### Data excerpt
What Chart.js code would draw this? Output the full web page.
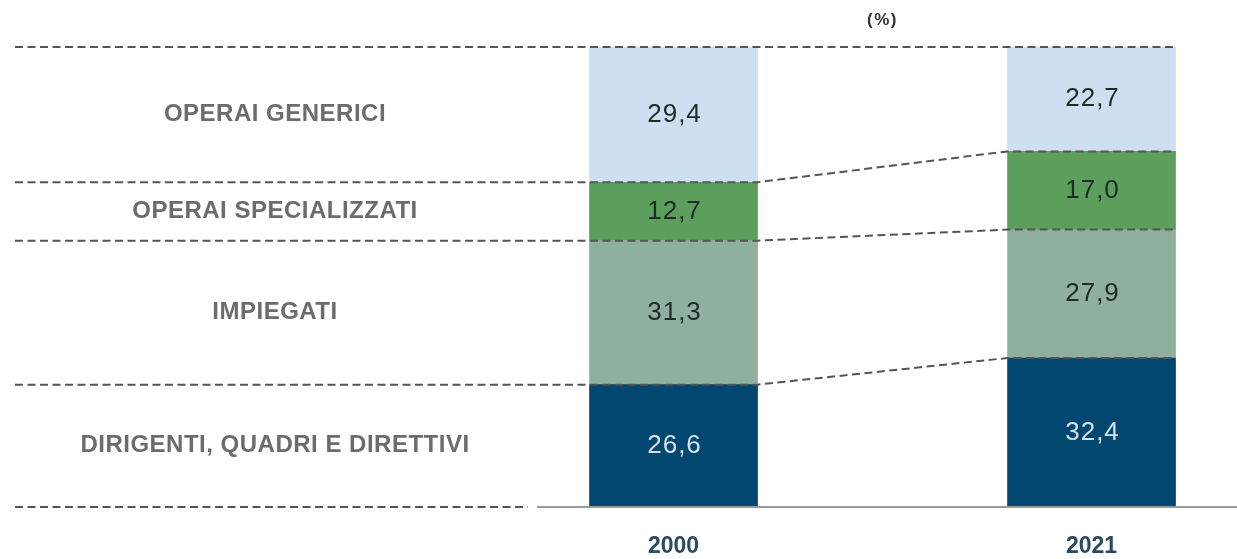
<!DOCTYPE html>
<html>
<head>
<meta charset="utf-8">
<script src="https://cdn.jsdelivr.net/npm/chart.js@4"></script>
<style>
    html, body { margin: 0; padding: 0; background: #ffffff; }
    #wrap { width: 1237px; height: 559px; position: relative; }
</style>
</head>
<body>
<div id="wrap"><canvas id="chart"></canvas></div>
<script>
// Data (stack order: bottom to top)
const years = ['2000', '2021'];
const categories = ['DIRIGENTI, QUADRI E DIRETTIVI', 'IMPIEGATI', 'OPERAI SPECIALIZZATI', 'OPERAI GENERICI'];
const dirigenti = [26.6, 32.4];
const impiegati = [31.3, 27.9];
const specializzati = [12.7, 17.0];
const generici = [29.4, 22.7];

const series = [dirigenti, impiegati, specializzati, generici];
const fillColors = ['#02476f', '#8fb09f', '#5c9e5b', '#cddff0'];
const valueColors = ['#d3e2ef', '#1e2b27', '#1e2b27', '#1e2b27'];

const FONT = "'Liberation Sans', Arial, Helvetica, sans-serif";

function fmt(v) {
    return v.toFixed(1).replace('.', ',');
}

// Dashed connectors, category labels, value labels
const overlay = {
    id: 'overlay',
    afterDatasetsDraw(chart) {
        const ctx = chart.ctx;
        const area = chart.chartArea;
        const metas = series.map((_, d) => chart.getDatasetMeta(d));
        const bottom = metas[0].data[0].base;

        ctx.save();

        // value labels
        ctx.textAlign = 'center';
        ctx.textBaseline = 'middle';
        ctx.font = '26px ' + FONT;
        ctx.letterSpacing = '1px';
        metas.forEach((meta, d) => {
            meta.data.forEach((bar, i) => {
                ctx.fillStyle = valueColors[d];
                ctx.fillText(fmt(series[d][i]), bar.x + 1, (bar.y + bar.base) / 2);
            });
        });

        // left category labels
        ctx.font = 'bold 24px ' + FONT;
        ctx.letterSpacing = '0.5px';
        ctx.fillStyle = '#6c6c6c';
        metas.forEach((meta, d) => {
            const bar = meta.data[0];
            ctx.fillText(categories[d], 275, (bar.y + bar.base) / 2);
        });

        // (%)
        ctx.letterSpacing = '1.5px';
        ctx.font = 'bold 17px ' + FONT;
        ctx.fillStyle = '#333333';
        const b0 = metas[0].data[0], b1 = metas[0].data[1];
        ctx.fillText('(%)', (b0.x + b1.x) / 2, area.top - 27);

        // dashed boundaries between segments
        ctx.strokeStyle = '#555555';
        ctx.lineWidth = 2;
        ctx.setLineDash([8, 4.5]);
        metas.forEach(meta => {
            const a = meta.data[0], b = meta.data[1];
            ctx.beginPath();
            ctx.moveTo(15, a.y);
            ctx.lineTo(a.x + a.width / 2, a.y);
            ctx.lineTo(b.x - b.width / 2, b.y);
            ctx.lineTo(b.x + b.width / 2, b.y);
            ctx.stroke();
        });
        ctx.beginPath();
        ctx.moveTo(15, bottom);
        ctx.lineTo(area.left - 9, bottom);
        ctx.stroke();

        // baseline
        ctx.setLineDash([]);
        ctx.strokeStyle = '#9a9a9a';
        ctx.beginPath();
        ctx.moveTo(area.left, bottom);
        ctx.lineTo(area.right, bottom);
        ctx.stroke();

        ctx.restore();
    }
};

new Chart(document.getElementById('chart'), {
    type: 'bar',
    data: {
        datasets: series.map((values, d) => ({
            label: categories[d],
            data: values.map((v, i) => ({ x: i, y: v })),
            backgroundColor: fillColors[d],
            borderWidth: 0,
            barThickness: 168
        }))
    },
    options: {
        responsive: true,
        maintainAspectRatio: false,
        animation: false,
        layout: { padding: { top: 47, left: 537, right: 0, bottom: 0 } },
        plugins: {
            legend: { display: false },
            tooltip: { enabled: false }
        },
        scales: {
            x: {
                type: 'linear',
                stacked: true,
                offset: false,
                min: -0.3266,
                max: 1.348,
                afterBuildTicks: axis => {
                    axis.ticks = years.map((_, i) => ({ value: i }));
                },
                afterFit: axis => {
                    axis.height = 52;
                },
                grid: { display: false, drawTicks: false },
                border: { display: false },
                ticks: {
                    padding: 26,
                    autoSkip: false,
                    maxRotation: 0,
                    color: '#2c4a5e',
                    font: { family: FONT, size: 23, weight: 'bold' },
                    callback: value => years[value]
                }
            },
            y: {
                stacked: true,
                min: 0,
                max: 100,
                display: false
            }
        }
    },
    plugins: [overlay]
});
</script>
</body>
</html>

### Job
All the lines above are to be reproduced exactly, except the pictures.

### Answer to the exercise
What Chart.js code would draw this? Output the full web page.
<!DOCTYPE html>
<html>
<head>
<meta charset="utf-8">
<script src="https://cdn.jsdelivr.net/npm/chart.js@4"></script>
<style>
    html, body { margin: 0; padding: 0; background: #ffffff; }
    #wrap { width: 1237px; height: 559px; position: relative; }
</style>
</head>
<body>
<div id="wrap"><canvas id="chart"></canvas></div>
<script>
// Data (stack order: bottom to top)
const years = ['2000', '2021'];
const categories = ['DIRIGENTI, QUADRI E DIRETTIVI', 'IMPIEGATI', 'OPERAI SPECIALIZZATI', 'OPERAI GENERICI'];
const dirigenti = [26.6, 32.4];
const impiegati = [31.3, 27.9];
const specializzati = [12.7, 17.0];
const generici = [29.4, 22.7];

const series = [dirigenti, impiegati, specializzati, generici];
const fillColors = ['#02476f', '#8fb09f', '#5c9e5b', '#cddff0'];
const valueColors = ['#d3e2ef', '#1e2b27', '#1e2b27', '#1e2b27'];

const FONT = "'Liberation Sans', Arial, Helvetica, sans-serif";

function fmt(v) {
    return v.toFixed(1).replace('.', ',');
}

// Dashed connectors, category labels, value labels
const overlay = {
    id: 'overlay',
    afterDatasetsDraw(chart) {
        const ctx = chart.ctx;
        const area = chart.chartArea;
        const metas = series.map((_, d) => chart.getDatasetMeta(d));
        const bottom = metas[0].data[0].base;

        ctx.save();

        // value labels
        ctx.textAlign = 'center';
        ctx.textBaseline = 'middle';
        ctx.font = '26px ' + FONT;
        ctx.letterSpacing = '1px';
        metas.forEach((meta, d) => {
            meta.data.forEach((bar, i) => {
                ctx.fillStyle = valueColors[d];
                ctx.fillText(fmt(series[d][i]), bar.x + 1, (bar.y + bar.base) / 2);
            });
        });

        // left category labels
        ctx.font = 'bold 24px ' + FONT;
        ctx.letterSpacing = '0.5px';
        ctx.fillStyle = '#6c6c6c';
        metas.forEach((meta, d) => {
            const bar = meta.data[0];
            ctx.fillText(categories[d], 275, (bar.y + bar.base) / 2);
        });

        // (%)
        ctx.letterSpacing = '1.5px';
        ctx.font = 'bold 17px ' + FONT;
        ctx.fillStyle = '#333333';
        const b0 = metas[0].data[0], b1 = metas[0].data[1];
        ctx.fillText('(%)', (b0.x + b1.x) / 2, area.top - 27);

        // dashed boundaries between segments
        ctx.strokeStyle = '#555555';
        ctx.lineWidth = 2;
        ctx.setLineDash([8, 4.5]);
        metas.forEach(meta => {
            const a = meta.data[0], b = meta.data[1];
            ctx.beginPath();
            ctx.moveTo(15, a.y);
            ctx.lineTo(a.x + a.width / 2, a.y);
            ctx.lineTo(b.x - b.width / 2, b.y);
            ctx.lineTo(b.x + b.width / 2, b.y);
            ctx.stroke();
        });
        ctx.beginPath();
        ctx.moveTo(15, bottom);
        ctx.lineTo(area.left - 9, bottom);
        ctx.stroke();

        // baseline
        ctx.setLineDash([]);
        ctx.strokeStyle = '#9a9a9a';
        ctx.beginPath();
        ctx.moveTo(area.left, bottom);
        ctx.lineTo(area.right, bottom);
        ctx.stroke();

        ctx.restore();
    }
};

new Chart(document.getElementById('chart'), {
    type: 'bar',
    data: {
        datasets: series.map((values, d) => ({
            label: categories[d],
            data: values.map((v, i) => ({ x: i, y: v })),
            backgroundColor: fillColors[d],
            borderWidth: 0,
            barThickness: 168
        }))
    },
    options: {
        responsive: true,
        maintainAspectRatio: false,
        animation: false,
        layout: { padding: { top: 47, left: 537, right: 0, bottom: 0 } },
        plugins: {
            legend: { display: false },
            tooltip: { enabled: false }
        },
        scales: {
            x: {
                type: 'linear',
                stacked: true,
                offset: false,
                min: -0.3266,
                max: 1.348,
                afterBuildTicks: axis => {
                    axis.ticks = years.map((_, i) => ({ value: i }));
                },
                afterFit: axis => {
                    axis.height = 52;
                },
                grid: { display: false, drawTicks: false },
                border: { display: false },
                ticks: {
                    padding: 26,
                    autoSkip: false,
                    maxRotation: 0,
                    color: '#2c4a5e',
                    font: { family: FONT, size: 23, weight: 'bold' },
                    callback: value => years[value]
                }
            },
            y: {
                stacked: true,
                min: 0,
                max: 100,
                display: false
            }
        }
    },
    plugins: [overlay]
});
</script>
</body>
</html>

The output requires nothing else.